* THE TASK: Set down all of the data that follows word for word, without the images.

* DATA:
----------------

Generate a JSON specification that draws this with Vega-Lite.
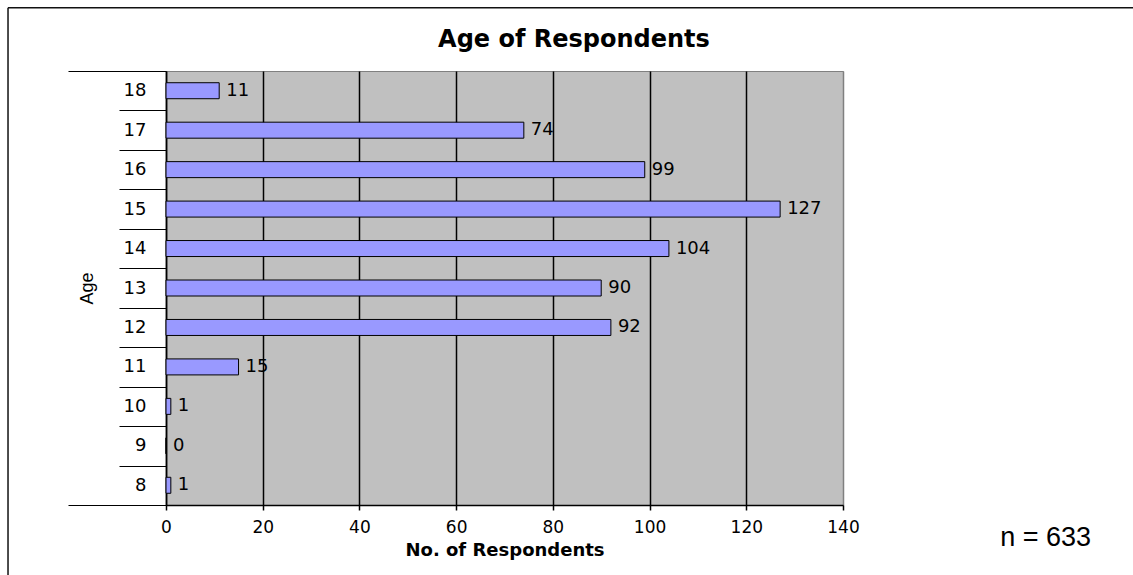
{
  "$schema": "https://vega.github.io/schema/vega-lite/v6.json",
  "width": 677,
  "height": 434,
  "autosize": {"type": "none"},
  "padding": {"left": 166, "top": 71, "right": 290, "bottom": 70},
  "background": "white",
  "config": {"view": {"fill": "#C0C0C0", "stroke": "#808080", "strokeWidth": 1}},
  "data": {
    "values": [
      {"age": 18, "count": 11},
      {"age": 17, "count": 74},
      {"age": 16, "count": 99},
      {"age": 15, "count": 127},
      {"age": 14, "count": 104},
      {"age": 13, "count": 90},
      {"age": 12, "count": 92},
      {"age": 11, "count": 15},
      {"age": 10, "count": 1},
      {"age": 9, "count": 0},
      {"age": 8, "count": 1}
    ]
  },
  "resolve": {"axis": {"y": "independent", "x": "independent"}},
  "layer": [
    {
      "mark": {"type": "bar", "orient": "horizontal", "size": 16, "fill": "#9999FF", "stroke": "black", "strokeWidth": 1},
      "encoding": {
        "y": {
          "field": "age", "type": "quantitative",
          "scale": {"domain": [7.5, 18.5], "nice": false, "zero": false, "padding": 0},
          "axis": {
            "orient": "left", "values": [8, 9, 10, 11, 12, 13, 14, 15, 16, 17, 18],
            "ticks": false, "labelPadding": 20, "domainColor": "black", "domainWidth": 1.5,
            "labelFont": "DejaVu Sans", "labelFontSize": 18, "labelColor": "black", "grid": false,
            "title": "Age", "titleFont": "Liberation Sans",
            "titleFontSize": 18, "titleFontWeight": "normal", "titleColor": "black",
            "titleX": -79, "titleY": 217, "titleAngle": 270, "titleAlign": "center", "titleBaseline": "middle"
          }
        },
        "x": {
          "field": "count", "type": "quantitative",
          "scale": {"domain": [0, 140], "nice": false, "zero": true, "padding": 0},
          "axis": {
            "orient": "bottom",
            "values": [0, 20, 40, 60, 80, 100, 120, 140],
            "grid": true,
            "gridColor": {"condition": {"test": "datum.value === 140", "value": "#808080"}, "value": "black"},
            "gridOpacity": 1, "gridWidth": 1.5,
            "domainColor": "black", "domainWidth": 1.5, "tickColor": "black", "tickWidth": 1.5, "tickSize": 5,
            "labelFont": "DejaVu Sans", "labelFontSize": 17, "labelColor": "black", "labelPadding": 9,
            "labelFlush": false, "labelOverlap": false,
            "title": "No. of Respondents", "titleFont": "DejaVu Sans", "titleFontSize": 18,
            "titleFontWeight": "bold", "titleColor": "black", "titlePadding": 6
          }
        }
      }
    },
    {
      "mark": {"type": "text", "align": "left", "baseline": "middle", "dx": 7, "font": "DejaVu Sans", "fontSize": 18, "color": "black"},
      "encoding": {
        "y": {
          "field": "age", "type": "quantitative",
          "axis": {
            "orient": "left", "values": [8.5, 9.5, 10.5, 11.5, 12.5, 13.5, 14.5, 15.5, 16.5, 17.5],
            "labels": false, "ticks": true, "tickSize": 47, "tickColor": "black", "tickWidth": 1.2,
            "domain": false, "grid": false, "title": null
          }
        },
        "x": {"field": "count", "type": "quantitative", "axis": null},
        "text": {"field": "count", "type": "quantitative"}
      }
    },
    {
      "data": {"values": [{"label": "n = 633"}]},
      "mark": {"type": "text", "align": "center", "baseline": "middle", "font": "Liberation Sans", "fontSize": 27, "color": "black"},
      "encoding": {
        "x": {"datum": 181.9, "type": "quantitative", "axis": null},
        "y": {
          "datum": 6.66, "type": "quantitative",
          "axis": {
            "orient": "left", "values": [7.5, 18.5], "labels": false, "ticks": true,
            "tickSize": 98, "tickColor": "black", "tickWidth": 1.2, "domain": false, "grid": false, "title": null
          }
        },
        "text": {"field": "label", "type": "nominal"}
      }
    },
    {
      "data": {"values": [{"label": "Age of Respondents"}]},
      "mark": {"type": "text", "align": "center", "baseline": "middle", "font": "DejaVu Sans", "fontWeight": "bold", "fontSize": 24, "color": "black"},
      "encoding": {
        "x": {"datum": 84.37, "type": "quantitative", "axis": null},
        "y": {"datum": 19.29, "type": "quantitative", "axis": null},
        "text": {"field": "label", "type": "nominal"}
      }
    },
    {
      "data": {"values": [{"label": "frame"}]},
      "mark": {"type": "rule", "color": "#111111", "strokeWidth": 1.5},
      "encoding": {
        "x": {"datum": -32.67, "type": "quantitative", "axis": null},
        "y": {"datum": 20.1, "type": "quantitative", "axis": null},
        "y2": {"datum": 4}
      }
    },
    {
      "data": {"values": [{"label": "frame"}]},
      "mark": {"type": "rule", "color": "#111111", "strokeWidth": 1.5},
      "encoding": {
        "y": {"datum": 20.1, "type": "quantitative", "axis": null},
        "x": {"datum": -32.67, "type": "quantitative", "axis": null},
        "x2": {"datum": 230}
      }
    }
  ]
}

----------------

* REPLY:
Generate a JSON specification that draws this with Vega-Lite.
{
  "$schema": "https://vega.github.io/schema/vega-lite/v6.json",
  "width": 677,
  "height": 434,
  "autosize": {"type": "none"},
  "padding": {"left": 166, "top": 71, "right": 290, "bottom": 70},
  "background": "white",
  "config": {"view": {"fill": "#C0C0C0", "stroke": "#808080", "strokeWidth": 1}},
  "data": {
    "values": [
      {"age": 18, "count": 11},
      {"age": 17, "count": 74},
      {"age": 16, "count": 99},
      {"age": 15, "count": 127},
      {"age": 14, "count": 104},
      {"age": 13, "count": 90},
      {"age": 12, "count": 92},
      {"age": 11, "count": 15},
      {"age": 10, "count": 1},
      {"age": 9, "count": 0},
      {"age": 8, "count": 1}
    ]
  },
  "resolve": {"axis": {"y": "independent", "x": "independent"}},
  "layer": [
    {
      "mark": {"type": "bar", "orient": "horizontal", "size": 16, "fill": "#9999FF", "stroke": "black", "strokeWidth": 1},
      "encoding": {
        "y": {
          "field": "age", "type": "quantitative",
          "scale": {"domain": [7.5, 18.5], "nice": false, "zero": false, "padding": 0},
          "axis": {
            "orient": "left", "values": [8, 9, 10, 11, 12, 13, 14, 15, 16, 17, 18],
            "ticks": false, "labelPadding": 20, "domainColor": "black", "domainWidth": 1.5,
            "labelFont": "DejaVu Sans", "labelFontSize": 18, "labelColor": "black", "grid": false,
            "title": "Age", "titleFont": "Liberation Sans",
            "titleFontSize": 18, "titleFontWeight": "normal", "titleColor": "black",
            "titleX": -79, "titleY": 217, "titleAngle": 270, "titleAlign": "center", "titleBaseline": "middle"
          }
        },
        "x": {
          "field": "count", "type": "quantitative",
          "scale": {"domain": [0, 140], "nice": false, "zero": true, "padding": 0},
          "axis": {
            "orient": "bottom",
            "values": [0, 20, 40, 60, 80, 100, 120, 140],
            "grid": true,
            "gridColor": {"condition": {"test": "datum.value === 140", "value": "#808080"}, "value": "black"},
            "gridOpacity": 1, "gridWidth": 1.5,
            "domainColor": "black", "domainWidth": 1.5, "tickColor": "black", "tickWidth": 1.5, "tickSize": 5,
            "labelFont": "DejaVu Sans", "labelFontSize": 17, "labelColor": "black", "labelPadding": 9,
            "labelFlush": false, "labelOverlap": false,
            "title": "No. of Respondents", "titleFont": "DejaVu Sans", "titleFontSize": 18,
            "titleFontWeight": "bold", "titleColor": "black", "titlePadding": 6
          }
        }
      }
    },
    {
      "mark": {"type": "text", "align": "left", "baseline": "middle", "dx": 7, "font": "DejaVu Sans", "fontSize": 18, "color": "black"},
      "encoding": {
        "y": {
          "field": "age", "type": "quantitative",
          "axis": {
            "orient": "left", "values": [8.5, 9.5, 10.5, 11.5, 12.5, 13.5, 14.5, 15.5, 16.5, 17.5],
            "labels": false, "ticks": true, "tickSize": 47, "tickColor": "black", "tickWidth": 1.2,
            "domain": false, "grid": false, "title": null
          }
        },
        "x": {"field": "count", "type": "quantitative", "axis": null},
        "text": {"field": "count", "type": "quantitative"}
      }
    },
    {
      "data": {"values": [{"label": "n = 633"}]},
      "mark": {"type": "text", "align": "center", "baseline": "middle", "font": "Liberation Sans", "fontSize": 27, "color": "black"},
      "encoding": {
        "x": {"datum": 181.9, "type": "quantitative", "axis": null},
        "y": {
          "datum": 6.66, "type": "quantitative",
          "axis": {
            "orient": "left", "values": [7.5, 18.5], "labels": false, "ticks": true,
            "tickSize": 98, "tickColor": "black", "tickWidth": 1.2, "domain": false, "grid": false, "title": null
          }
        },
        "text": {"field": "label", "type": "nominal"}
      }
    },
    {
      "data": {"values": [{"label": "Age of Respondents"}]},
      "mark": {"type": "text", "align": "center", "baseline": "middle", "font": "DejaVu Sans", "fontWeight": "bold", "fontSize": 24, "color": "black"},
      "encoding": {
        "x": {"datum": 84.37, "type": "quantitative", "axis": null},
        "y": {"datum": 19.29, "type": "quantitative", "axis": null},
        "text": {"field": "label", "type": "nominal"}
      }
    },
    {
      "data": {"values": [{"label": "frame"}]},
      "mark": {"type": "rule", "color": "#111111", "strokeWidth": 1.5},
      "encoding": {
        "x": {"datum": -32.67, "type": "quantitative", "axis": null},
        "y": {"datum": 20.1, "type": "quantitative", "axis": null},
        "y2": {"datum": 4}
      }
    },
    {
      "data": {"values": [{"label": "frame"}]},
      "mark": {"type": "rule", "color": "#111111", "strokeWidth": 1.5},
      "encoding": {
        "y": {"datum": 20.1, "type": "quantitative", "axis": null},
        "x": {"datum": -32.67, "type": "quantitative", "axis": null},
        "x2": {"datum": 230}
      }
    }
  ]
}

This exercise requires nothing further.